■ Provided material:
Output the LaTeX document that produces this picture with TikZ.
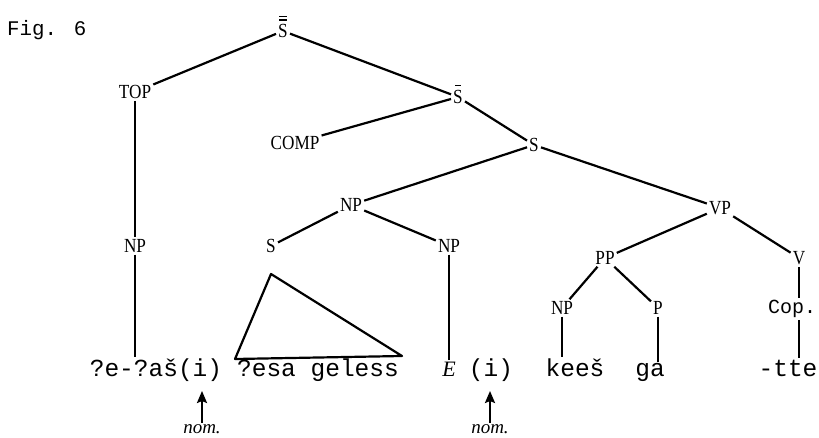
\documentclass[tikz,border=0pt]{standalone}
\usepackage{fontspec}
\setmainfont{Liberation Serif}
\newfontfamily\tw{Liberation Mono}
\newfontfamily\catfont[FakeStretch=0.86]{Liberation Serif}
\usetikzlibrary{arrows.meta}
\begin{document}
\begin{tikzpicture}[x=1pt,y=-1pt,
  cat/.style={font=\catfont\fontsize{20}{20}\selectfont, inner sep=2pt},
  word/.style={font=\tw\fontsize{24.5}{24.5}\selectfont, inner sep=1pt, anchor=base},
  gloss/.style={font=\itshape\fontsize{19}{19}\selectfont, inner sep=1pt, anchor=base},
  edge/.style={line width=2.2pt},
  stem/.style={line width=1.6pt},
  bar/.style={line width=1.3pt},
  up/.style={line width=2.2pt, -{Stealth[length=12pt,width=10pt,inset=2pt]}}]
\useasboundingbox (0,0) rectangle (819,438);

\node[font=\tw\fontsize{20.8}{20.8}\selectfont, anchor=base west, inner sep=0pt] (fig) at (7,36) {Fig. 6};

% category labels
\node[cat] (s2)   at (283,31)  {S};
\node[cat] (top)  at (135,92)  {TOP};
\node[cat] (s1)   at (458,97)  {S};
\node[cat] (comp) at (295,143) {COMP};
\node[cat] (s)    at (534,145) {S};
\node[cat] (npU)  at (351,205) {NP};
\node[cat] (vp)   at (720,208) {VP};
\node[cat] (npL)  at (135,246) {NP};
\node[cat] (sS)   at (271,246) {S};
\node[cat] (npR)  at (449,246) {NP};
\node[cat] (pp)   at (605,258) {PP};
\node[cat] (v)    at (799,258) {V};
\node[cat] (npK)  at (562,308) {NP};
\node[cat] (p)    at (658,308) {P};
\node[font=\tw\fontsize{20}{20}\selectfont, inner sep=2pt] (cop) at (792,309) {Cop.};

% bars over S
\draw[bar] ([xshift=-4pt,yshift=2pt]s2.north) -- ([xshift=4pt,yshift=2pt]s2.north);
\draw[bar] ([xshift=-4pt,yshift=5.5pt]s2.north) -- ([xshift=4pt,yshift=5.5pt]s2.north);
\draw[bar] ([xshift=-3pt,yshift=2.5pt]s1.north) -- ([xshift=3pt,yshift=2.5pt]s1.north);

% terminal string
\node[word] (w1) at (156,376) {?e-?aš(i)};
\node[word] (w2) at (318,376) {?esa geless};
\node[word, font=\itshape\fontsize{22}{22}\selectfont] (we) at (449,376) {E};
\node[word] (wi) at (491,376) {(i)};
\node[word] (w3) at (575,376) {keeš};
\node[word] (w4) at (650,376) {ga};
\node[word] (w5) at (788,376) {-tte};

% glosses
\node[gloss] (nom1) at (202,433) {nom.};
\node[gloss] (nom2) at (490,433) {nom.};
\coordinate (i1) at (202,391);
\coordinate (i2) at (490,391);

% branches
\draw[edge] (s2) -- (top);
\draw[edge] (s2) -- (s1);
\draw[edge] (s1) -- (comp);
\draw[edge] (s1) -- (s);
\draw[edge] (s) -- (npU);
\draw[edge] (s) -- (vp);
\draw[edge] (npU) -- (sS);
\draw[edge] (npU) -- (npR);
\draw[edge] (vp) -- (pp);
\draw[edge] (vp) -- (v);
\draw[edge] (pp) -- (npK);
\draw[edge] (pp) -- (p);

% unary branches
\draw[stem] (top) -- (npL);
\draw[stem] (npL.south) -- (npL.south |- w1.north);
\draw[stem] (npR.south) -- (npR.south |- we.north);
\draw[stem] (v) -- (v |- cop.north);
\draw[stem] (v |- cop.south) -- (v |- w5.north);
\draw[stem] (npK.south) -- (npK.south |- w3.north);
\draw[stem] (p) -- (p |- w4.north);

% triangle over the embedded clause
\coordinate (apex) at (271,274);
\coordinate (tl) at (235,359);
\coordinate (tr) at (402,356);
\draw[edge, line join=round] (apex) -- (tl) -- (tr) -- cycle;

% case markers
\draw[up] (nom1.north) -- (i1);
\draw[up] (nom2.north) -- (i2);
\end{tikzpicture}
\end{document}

■ Exercise goal: Exactly restate the lines from the beginning of the data through the line with "anchor=base west, inner", and no others, keeping pictures out.

■ Solution:
Output the LaTeX document that produces this picture with TikZ.
\documentclass[tikz,border=0pt]{standalone}
\usepackage{fontspec}
\setmainfont{Liberation Serif}
\newfontfamily\tw{Liberation Mono}
\newfontfamily\catfont[FakeStretch=0.86]{Liberation Serif}
\usetikzlibrary{arrows.meta}
\begin{document}
\begin{tikzpicture}[x=1pt,y=-1pt,
  cat/.style={font=\catfont\fontsize{20}{20}\selectfont, inner sep=2pt},
  word/.style={font=\tw\fontsize{24.5}{24.5}\selectfont, inner sep=1pt, anchor=base},
  gloss/.style={font=\itshape\fontsize{19}{19}\selectfont, inner sep=1pt, anchor=base},
  edge/.style={line width=2.2pt},
  stem/.style={line width=1.6pt},
  bar/.style={line width=1.3pt},
  up/.style={line width=2.2pt, -{Stealth[length=12pt,width=10pt,inset=2pt]}}]
\useasboundingbox (0,0) rectangle (819,438);

\node[font=\tw\fontsize{20.8}{20.8}\selectfont, anchor=base west, inner sep=0pt] (fig) at (7,36) {Fig. 6};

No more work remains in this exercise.